From the table of general trigonometric ratios, we get,
\[\sin \left( \dfrac{\pi }{3} \right)=\dfrac{\sqrt{3}}{2}\]
By taking \[{{\sin }^{-1}}\] on both the sides, we get,
\[{{\sin }^{-1}}\sin \left( \dfrac{\pi }{3} \right)={{\sin }^{-1}}\left( \dfrac{\sqrt{3}}{2} \right)\]
We know that for \[\dfrac{-\pi }{2}\le x\le \dfrac{\pi }{2},{{\sin }^{-1}}\sin \left( x \right)=x\]. So, we get,
\[\dfrac{\pi }{3}={{\sin }^{-1}}\left( \dfrac{\sqrt{3}}{2} \right)...\left( ii \right)\]
Now, we also know that the range of principal value of \[{{\operatorname{cosec}}^{-1}}x\] lies between \[\left[ \dfrac{-\pi }{2},\dfrac{\pi }{2} \right]-\left\{ 0 \right\}\]
From the table of trigonometric ratios, we get,
\[\operatorname{cosec}\left( \dfrac{\pi }{3} \right)=\dfrac{2}{\sqrt{3}}\]
By taking \[{{\operatorname{cosec}}^{-1}}\] on both the sides, we get,
\[{{\operatorname{cosec}}^{-1}}\left( \operatorname{cosec}\left( \dfrac{\pi }{3} \right) \right)={{\operatorname{cosec}}^{-1}}\left( \dfrac{2}{\sqrt{3}} \right)\]
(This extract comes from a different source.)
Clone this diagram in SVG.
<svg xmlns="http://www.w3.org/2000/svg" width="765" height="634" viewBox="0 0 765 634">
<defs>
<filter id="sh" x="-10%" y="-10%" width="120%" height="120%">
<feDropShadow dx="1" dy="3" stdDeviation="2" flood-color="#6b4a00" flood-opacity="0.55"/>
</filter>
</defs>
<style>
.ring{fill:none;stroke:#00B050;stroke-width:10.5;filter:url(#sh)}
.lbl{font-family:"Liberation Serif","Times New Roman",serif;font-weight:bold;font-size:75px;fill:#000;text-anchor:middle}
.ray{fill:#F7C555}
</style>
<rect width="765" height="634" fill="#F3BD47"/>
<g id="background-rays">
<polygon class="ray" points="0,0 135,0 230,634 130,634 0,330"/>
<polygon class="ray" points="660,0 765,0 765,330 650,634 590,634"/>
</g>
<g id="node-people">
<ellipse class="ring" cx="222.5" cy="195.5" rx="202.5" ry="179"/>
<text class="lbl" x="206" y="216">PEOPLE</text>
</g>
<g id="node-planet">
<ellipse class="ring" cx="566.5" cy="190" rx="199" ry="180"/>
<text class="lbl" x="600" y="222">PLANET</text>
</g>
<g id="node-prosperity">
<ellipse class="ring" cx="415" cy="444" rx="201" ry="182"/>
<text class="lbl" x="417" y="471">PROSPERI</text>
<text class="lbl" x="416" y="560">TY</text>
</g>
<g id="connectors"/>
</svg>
We know that for \[\left[ \dfrac{-\pi }{2}\le x\le \dfrac{\pi }{2} \right]-\left\{ 0 \right\},{{\operatorname{cosec}}^{-1}}\operatorname{cosec}\left( x \right)=x\]. So, we get,
\[\dfrac{\pi }{3}={{\operatorname{cosec}}^{-1}}\left( \dfrac{2}{\sqrt{3}} \right)....\left( iii \right)\]
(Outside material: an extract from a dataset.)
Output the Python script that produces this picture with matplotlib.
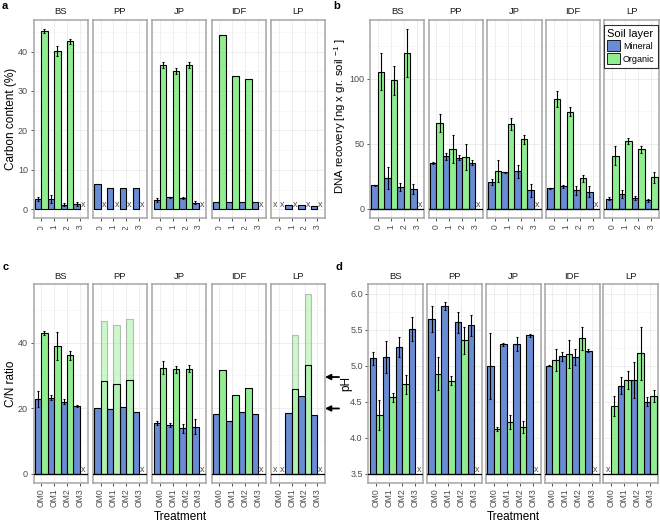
import numpy as np
import matplotlib
matplotlib.use("Agg")
import matplotlib.pyplot as plt
from matplotlib.patches import Patch, Rectangle

plt.rcParams['font.family'] = ['Liberation Sans', 'DejaVu Sans']
plt.rcParams['mathtext.fontset'] = 'custom'
plt.rcParams['mathtext.rm'] = 'Liberation Sans'
plt.rcParams['mathtext.it'] = 'Liberation Sans:italic'

nan = np.nan
sites = ['BS', 'PP', 'JP', 'IDF', 'LP']
treatments = ['OM0', 'OM1', 'OM2', 'OM3']
layers = ['Mineral', 'Organic']

# ---- a: carbon content (%)
carbon_mineral = [[2.5, 2.7, 1.2, 1.4], [6.3, 5.4, 5.3, 5.3], [2.4, 3.0, 2.8, 1.7],
                  [1.9, 1.9, 1.9, 1.9], [nan, 1.1, 1.1, 0.8]]
carbon_mineral_err = [[0.5, 1.0, 0.3, 0.5], [0, 0, 0, 0], [0.5, 0.2, 0.2, 0.3],
                      [0, 0, 0, 0], [0, 0, 0, 0]]
carbon_organic = [[45.3, 40.2, 42.6, nan], [nan, nan, nan, nan], [36.5, 35.0, 36.6, nan],
                  [44.2, 33.8, 33.1, nan], [nan, nan, nan, nan]]
carbon_organic_err = [[0.5, 1.3, 0.7, 0], [0, 0, 0, 0], [0.8, 0.7, 0.7, 0],
                      [0, 0, 0, 0], [0, 0, 0, 0]]

# ---- b: DNA recovery
dna_mineral = [[17.9, 23.7, 16.8, 15.3], [35.2, 40.1, 39.3, 35.2], [20.2, 27.8, 28.6, 14.0],
               [15.6, 17.1, 14.0, 13.0], [7.7, 11.5, 7.9, 6.4]]
dna_mineral_err = [[0.5, 8.3, 3.2, 3.8], [1.0, 2.5, 2.0, 2.0], [2.3, 0.5, 4.8, 5.0],
                   [0.5, 1.0, 3.5, 4.3], [1.0, 3.0, 1.5, 1.0]]
dna_organic = [[105.4, 98.7, 119.4, nan], [66.1, 45.9, 39.8, nan], [28.6, 65.0, 53.3, nan],
               [84.4, 74.5, 23.2, nan], [40.6, 52.3, 45.7, 24.2]]
dna_organic_err = [[14, 11, 18.5, 0], [7, 11, 10, 0], [8.5, 4.5, 3.3, 0],
                   [6.3, 3.3, 3.0, 0], [7.4, 2.3, 2.7, 4.3]]

# ---- c: C/N ratio
cn_mineral = [[22.8, 23.2, 22.0, 20.8], [20.2, 19.6, 20.5, 18.9], [15.5, 14.8, 13.8, 14.4],
              [18.1, 16.2, 18.7, 18.1], [nan, 18.5, 23.8, 17.8]]
cn_mineral_err = [[2.5, 0.8, 0.7, 0.3], [0, 0, 0, 0], [0.5, 0.7, 1.5, 2.4],
                  [0, 0, 0, 0], [0, 0, 0, 0]]
cn_organic = [[42.8, 38.9, 36.1, nan], [nan, nan, nan, nan], [32.4, 31.8, 32.1, nan],
              [31.7, 24.0, 26.3, nan], [nan, nan, nan, nan]]
cn_organic_err = [[0.6, 4.2, 1.4, 0], [0, 0, 0, 0], [2.1, 1.0, 1.0, 0],
                  [0, 0, 0, 0], [0, 0, 0, 0]]
cn_organic_low = [[nan] * 4, [28.3, 27.5, 28.7, nan], [nan] * 4, [nan] * 4, [nan, 25.8, 33.3, nan]]
cn_organic_high = [[nan] * 4, [46.6, 45.4, 47.3, nan], [nan] * 4, [nan] * 4, [nan, 42.3, 54.7, nan]]
cn_arrows = [29.5, 19.9]

# ---- d: pH
ph_mineral = [[5.10, 5.12, 5.26, 5.51], [5.65, 5.83, 5.60, 5.56], [5.00, 5.30, 5.30, 5.42],
              [5.00, 5.13, 5.12, 5.21], [nan, 4.72, 4.80, 4.50]]
ph_mineral_err = [[0.09, 0.22, 0.14, 0.165], [0.18, 0.05, 0.15, 0.15], [0.46, 0.02, 0.10, 0.02],
                  [0.01, 0.06, 0.11, 0.02], [0, 0.12, 0.25, 0.06]]
ph_organic = [[4.32, 4.56, 4.74, nan], [4.89, 4.79, 5.35, nan], [4.125, 4.22, 4.15, nan],
              [5.08, 5.16, 5.38, nan], [4.44, 4.80, 5.17, 4.58]]
ph_organic_err = [[0.21, 0.06, 0.13, 0], [0.23, 0.06, 0.19, 0], [0.03, 0.10, 0.08, 0],
                  [0.15, 0.19, 0.16, 0], [0.14, 0.12, 0.37, 0.085]]

C_MIN = '#6A8CD4'
C_ORG = '#90EE90'
W, H = 660, 522
fig = plt.figure(figsize=(W / 100, H / 100), dpi=100)


def add_ax(left, top, w, h):
    return fig.add_axes([left / W, 1 - (top + h) / H, w / W, h / H])


def draw_panel(lefts, width, top, bottom, mineral, mineral_err, organic, organic_err,
               ylim, yticks, yticklabels, minor, base, hline, low=None, high=None):
    axes = []
    for s, site in enumerate(sites):
        ax = add_ax(lefts[s], top, width, bottom - top)
        axes.append(ax)
        x = np.arange(len(treatments))
        m = np.array(mineral[s], float)
        me = np.array(mineral_err[s], float)
        o = np.array(organic[s], float)
        oe = np.array(organic_err[s], float)
        xm = x - 0.25
        xo = x + 0.25
        ax.bar(xm, m - base, bottom=base, width=0.5, color=C_MIN, edgecolor='black', linewidth=0.8, zorder=3)
        ax.bar(xo, o - base, bottom=base, width=0.5, color=C_ORG, edgecolor='black', linewidth=0.8, zorder=3)
        has_light = np.zeros(len(x), bool)
        if high is not None:
            hi = np.array(high[s], float)
            lo = np.array(low[s], float)
            has_light = ~np.isnan(hi)
            ax.bar(xo, hi - base, bottom=base, width=0.5, color=C_ORG, alpha=0.45,
                   edgecolor='#777777', linewidth=0.8, zorder=3)
            ax.bar(xo, lo - base, bottom=base, width=0.5, facecolor=(0.565, 0.933, 0.565, 0.45),
                   edgecolor='black', linewidth=0.8, zorder=3)
        for xx, v, e in zip(xm, m, me):
            if not np.isnan(v) and e > 0:
                ax.errorbar(xx, v, yerr=e, fmt='none', ecolor='black', elinewidth=0.8,
                            capsize=1, capthick=0.8, zorder=4)
        for xx, v, e in zip(xo, o, oe):
            if not np.isnan(v) and e > 0:
                ax.errorbar(xx, v, yerr=e, fmt='none', ecolor='black', elinewidth=0.8,
                            capsize=1, capthick=0.8, zorder=4)
        for xx, v in zip(xm, m):
            if np.isnan(v):
                ax.text(xx, base, 'x', ha='center', va='bottom', fontsize=6.5, color='#4D4D4D', zorder=5)
        for xx, v, hl in zip(xo, o, has_light):
            if np.isnan(v) and not hl:
                ax.text(xx, base, 'x', ha='center', va='bottom', fontsize=6.5, color='#4D4D4D', zorder=5)
        if hline:
            ax.axhline(base, color='black', lw=0.9, zorder=4)
        ax.set_xlim(-0.6, 3.6)
        ax.set_ylim(*ylim)
        ax.set_xticks(x)
        ax.set_xticklabels(treatments, rotation=90, fontsize=6.2, color='#4D4D4D')
        ax.set_yticks(yticks)
        ax.set_yticks(minor, minor=True)
        ax.tick_params(axis='y', which='minor', length=0)
        ax.tick_params(axis='both', which='major', length=2.5, width=0.6, color='#333333', pad=1.5)
        if s == 0:
            ax.set_yticklabels(yticklabels, fontsize=6.5, color='#4D4D4D')
        else:
            ax.tick_params(axis='y', which='both', left=False, labelleft=False)
        ax.grid(True, which='major', color='#EBEBEB', lw=0.6, zorder=0)
        ax.grid(True, which='minor', axis='y', color='#F4F4F4', lw=0.4, zorder=0)
        ax.set_axisbelow(True)
        for sp in ax.spines.values():
            sp.set_color('#A6A6A6')
            sp.set_linewidth(1.1)
        ax.set_title(site, fontsize=6.8, color='#1A1A1A', pad=4)
    return axes


lefts_left = [33.5 + 59.4 * i for i in range(5)]
lefts_b = [370 + 58.6 * i for i in range(5)]
lefts_d = [368.3 + 58.75 * i for i in range(5)]

axa = draw_panel(lefts_left, 54, 20, 218.3, carbon_mineral, carbon_mineral_err, carbon_organic,
                 carbon_organic_err, (-2.3, 48.0), [0, 10, 20, 30, 40], ['0', '10', '20', '30', '40'],
                 [5, 15, 25, 35, 45], 0, False)
axb = draw_panel(lefts_b, 54.5, 20, 218, dna_mineral, dna_mineral_err, dna_organic, dna_organic_err,
                 (-7.2, 145), [0, 50, 100], ['0', '50', '100'], [25, 75, 125], 0, True)
axc = draw_panel(lefts_left, 54, 284.3, 482.7, cn_mineral, cn_mineral_err, cn_organic, cn_organic_err,
                 (-2.75, 57.8), [0, 20, 40], ['0', '20', '40'], [10, 30, 50], 0, True,
                 low=cn_organic_low, high=cn_organic_high)
axd = draw_panel(lefts_d, 55, 284.3, 482.7, ph_mineral, ph_mineral_err, ph_organic, ph_organic_err,
                 (3.375, 6.13), [3.5, 4.0, 4.5, 5.0, 5.5, 6.0], ['3.5', '4.0', '4.5', '5.0', '5.5', '6.0'],
                 [3.75, 4.25, 4.75, 5.25, 5.75], 3.5, True)

# white band hiding lower part of top-row tick labels
fig.patches.append(Rectangle((0, 1 - 262 / H), 1, (262 - 230) / H, transform=fig.transFigure,
                             facecolor='white', edgecolor='none', zorder=1))

# arrows pointing to panel c
ax_last = axc[-1]
for v in cn_arrows:
    yfig = ax_last.transData.transform((0, v))[1]
    ax_last.annotate('', xy=(325, yfig), xycoords='figure pixels', xytext=(339, yfig),
                     textcoords='figure pixels', annotation_clip=False,
                     arrowprops=dict(arrowstyle='-|>', color='black', lw=1.3, mutation_scale=8,
                                     shrinkA=0, shrinkB=0))

# axis titles
fig.text(11 / W, 1 - 119 / H, 'Carbon content (%)', rotation=90, ha='center', va='center', fontsize=8.5)
fig.text(340 / W, 1 - 116 / H, r'DNA recovery [ng x gr. soil $^{\mathrm{-1}}$ ]', rotation=90,
         ha='center', va='center', fontsize=8.2)
fig.text(11 / W, 1 - 383.5 / H, 'C/N ratio', rotation=90, ha='center', va='center', fontsize=8.5)
fig.text(346 / W, 1 - 383.5 / H, 'pH', rotation=90, ha='center', va='center', fontsize=8.5)
fig.text(180 / W, 1 - 517 / H, 'Treatment', ha='center', va='center', fontsize=8.5, zorder=3)
fig.text(513 / W, 1 - 517 / H, 'Treatment', ha='center', va='center', fontsize=8.5, zorder=3)

for lab, (px, py) in zip('abcd', [(2, 6), (333, 6), (3, 267), (336, 267)]):
    fig.text(px / W, 1 - py / H, lab, fontsize=8, fontweight='bold', ha='left', va='center', zorder=3)

handles = [Patch(facecolor=C_MIN, edgecolor='black', linewidth=0.6),
           Patch(facecolor=C_ORG, edgecolor='black', linewidth=0.6)]
leg = fig.legend(handles, layers, title='Soil layer', loc='upper right',
                 bbox_to_anchor=(658 / W, 1 - 25 / H), frameon=True, fancybox=False,
                 fontsize=6.5, title_fontsize=8.0, handlelength=1.4, handleheight=1.5,
                 borderpad=0.4, labelspacing=0.2, handletextpad=0.3, borderaxespad=0)
leg.get_frame().set_edgecolor('black')
leg.get_frame().set_linewidth(0.8)
leg._legend_box.align = 'left'
leg.set_zorder(5)

fig.savefig('out.png', dpi=100)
So, by substituting the value of \[{{\operatorname{cosec}}^{-1}}\left( \dfrac{2}{\sqrt{3}} \right)\] from equation (iii) and \[{{\sin }^{-1}}\left( \dfrac{\sqrt{3}}{2} \right)\] from equation (ii) in equation (i), we get,
\[E=-\dfrac{\pi }{3}-\dfrac{\pi }{3}\]
\[E=\dfrac{-2\pi }{3}\]
Hence, we get the value of \[{{\sin }^{-1}}\left( -\dfrac{\sqrt{3}}{2} \right)+{{\operatorname{cosec}}^{-1}}\left( -\dfrac{2}{\sqrt{3}} \right)\] as \[\dfrac{-2\pi }{3}\].

Note: In this question, many students make this mistake of taking \[{{\operatorname{cosec}}^{-1}}\left( -x \right)\] as \[\pi -{{\operatorname{cosec}}^{-1}}\left( x \right)\] like that in case of \[{{\sec }^{-1}}\left( -x \right)\] and \[{{\cot }^{-1}}\left( -x \right)\] which is wrong because \[{{\operatorname{cosec}}^{-1}}\left( -x \right)=-{{\operatorname{cosec}}^{-1}}\left( x \right)\].Students must strictly take care of the domain and range of the inverse trigonometric functions. Also, students must take care that the angle they take must lie in the range of the respective trigonometric functions to get the required answer.